TF-IDF

TF-IDF (Term Frequency-Inverse Document Frequency) is a text analysis technique used for assessing the importance of a word within a collection of documents, often applied in information retrieval and text mining. The core idea is that the more frequently a word appears in a document and the less it appears across the entire document collection, the more important it is. TF-IDF is commonly used in two main areas:

  • Text Retrieval: In search engines, TF-IDF is used to determine the relevance of search terms to documents. Words with higher TF-IDF values are ranked higher in search results because they are considered important words that appear frequently in documents but not in all documents, making them relevant to the search query.

  • Text Mining: TF-IDF is also employed in text mining tasks such as text classification, clustering, and information extraction. By calculating the TF-IDF value for each word, key terms within the text can be identified, aiding in understanding the text’s topic or content.
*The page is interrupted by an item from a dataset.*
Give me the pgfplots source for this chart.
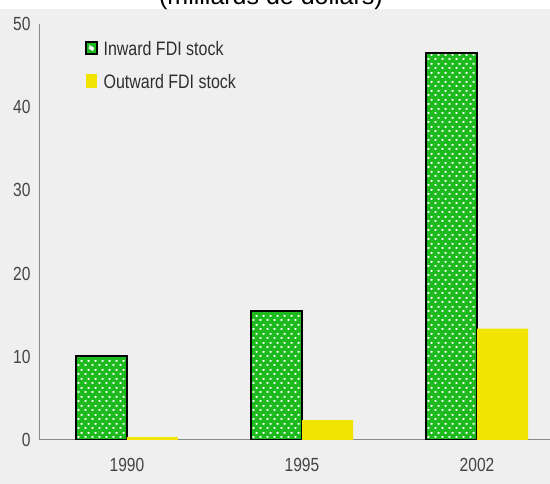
\documentclass[border=0pt]{standalone}
\usepackage{fontspec}
\setmainfont{Liberation Sans}
\newfontfamily\narrowfont[FakeStretch=0.82]{Liberation Sans}
\usepackage{pgfplots}
\pgfplotsset{compat=1.18}
\usetikzlibrary{patterns}
\definecolor{bg}{HTML}{EFEFEF}
\definecolor{fdigreen}{RGB}{28,186,28}
\definecolor{fdiyellow}{RGB}{240,228,0}
\definecolor{axgray}{HTML}{8A8A8A}
\definecolor{lblgray}{HTML}{444444}
\definecolor{leggray}{HTML}{2E2E2E}
\pgfdeclarepatternformonly{hexdots}{\pgfpointorigin}{\pgfpoint{7pt}{9pt}}{\pgfpoint{7pt}{9pt}}{%
  \pgfpathellipse{\pgfpoint{1.75pt}{2.25pt}}{\pgfpoint{1.7pt}{0pt}}{\pgfpoint{0pt}{1.1pt}}%
  \pgfpathellipse{\pgfpoint{5.25pt}{6.75pt}}{\pgfpoint{1.7pt}{0pt}}{\pgfpoint{0pt}{1.1pt}}%
  \pgfusepath{fill}}
\begin{document}
\begin{tikzpicture}
\useasboundingbox (-40pt,-44pt) rectangle (510pt,440pt);
\fill[white] (-40pt,-44pt) rectangle (510pt,440pt);
\fill[bg] (-40pt,-44pt) rectangle (510pt,431pt);
\begin{scope}
\clip (-40pt,-44pt) rectangle (510pt,440pt);
\node[anchor=base, font=\fontsize{25}{30}\selectfont, inner sep=0pt] at (231pt,435pt) {(milliards de dollars)};
\end{scope}
\begin{axis}[
  at={(0pt,0pt)}, anchor=south west,
  scale only axis, width=510pt, height=416pt,
  xmin=-0.497, xmax=2.417, ymin=0, ymax=50,
  axis x line*=bottom, axis y line*=left,
  axis line style={axgray, line width=1pt},
  xtick={0,1,2}, xticklabels={1990,1995,2002},
  ytick={0,10,...,50},
  major tick length=0pt,
  /pgf/number format/assume math mode=true,
  tick label style={font=\narrowfont\fontsize{19}{21}\selectfont, text=lblgray},
  yticklabel style={xshift=-6pt},
  xticklabel style={yshift=-15pt},
  ybar=0pt, bar width=51pt,
  legend style={at={(0.088,0.96)}, anchor=north west, draw=none, fill=none,
    font=\narrowfont\fontsize{19.5}{21}\selectfont, text=leggray, inner sep=0pt,
    row sep=19pt, nodes={inner sep=0pt, text height=14pt, text depth=0pt}},
  legend cell align=left,
]
\addplot[fill=fdigreen, draw=black, line width=1.5pt,
  postaction={pattern=hexdots, pattern color=white},
  legend image code/.code={
    \fill[black] (0pt,-6.5pt) rectangle (11pt,6.5pt);
    \fill[fdigreen] (2pt,-4.5pt) rectangle (9pt,4.5pt);
    \fill[white] (5.5pt,0pt) ellipse (1.6pt and 1.2pt);
    \path (17pt,0pt);
  }] coordinates {(0,10.1) (1,15.5) (2,46.5)};
\addlegendentry{Inward FDI stock}
\addplot[fill=fdiyellow, draw=none,
  legend image code/.code={
    \fill[fdiyellow] (0pt,-7pt) rectangle (11pt,7pt);
    \path (17pt,0pt);
  }] coordinates {(0,0.35) (1,2.4) (2,13.4)};
\addlegendentry{Outward FDI stock}
\end{axis}
\end{tikzpicture}
\end{document}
The calculation of TF-IDF involves the following steps:

  • Term Frequency (TF): It represents how often a word appears in a document, usually calculated as the number of times a word occurs in the document divided by the total number of words in that document. For example, if a word appears 10 times in a document of 1000 words, its TF is 10/1000 = 0.01.

  • Inverse Document Frequency (IDF): It represents the importance of a word across the entire document collection. IDF is calculated as the total number of documents divided by the number of documents containing the word, followed by taking the logarithm. The use of logarithm helps balance the importance of words and prevents bias towards high-frequency terms. For instance, if a word appears 10 times in a collection of 10000 documents, its IDF is log(10000/10) = 3.

  • TF-IDF Value: The TF and IDF are multiplied to obtain the TF-IDF value for a word. Using the previous example, if the TF is 0.01 and the IDF is 3, then the TF-IDF value for that word is 0.01 * 3 = 0.03.

By calculating TF-IDF values for all words in a document, you can rank the importance of words within that document and use it for various text analysis tasks. TF-IDF is a simple yet effective method for text feature representation, widely used in natural language processing and information retrieval fields.

Methods based on Text Analysis

“Methods based on Text Analysis” refers to a series of techniques that utilize Natural Language Processing (NLP) and text mining methods to process and analyze textual data. These methods aim to extract valuable information, insights, and knowledge from text to address various tasks and problems.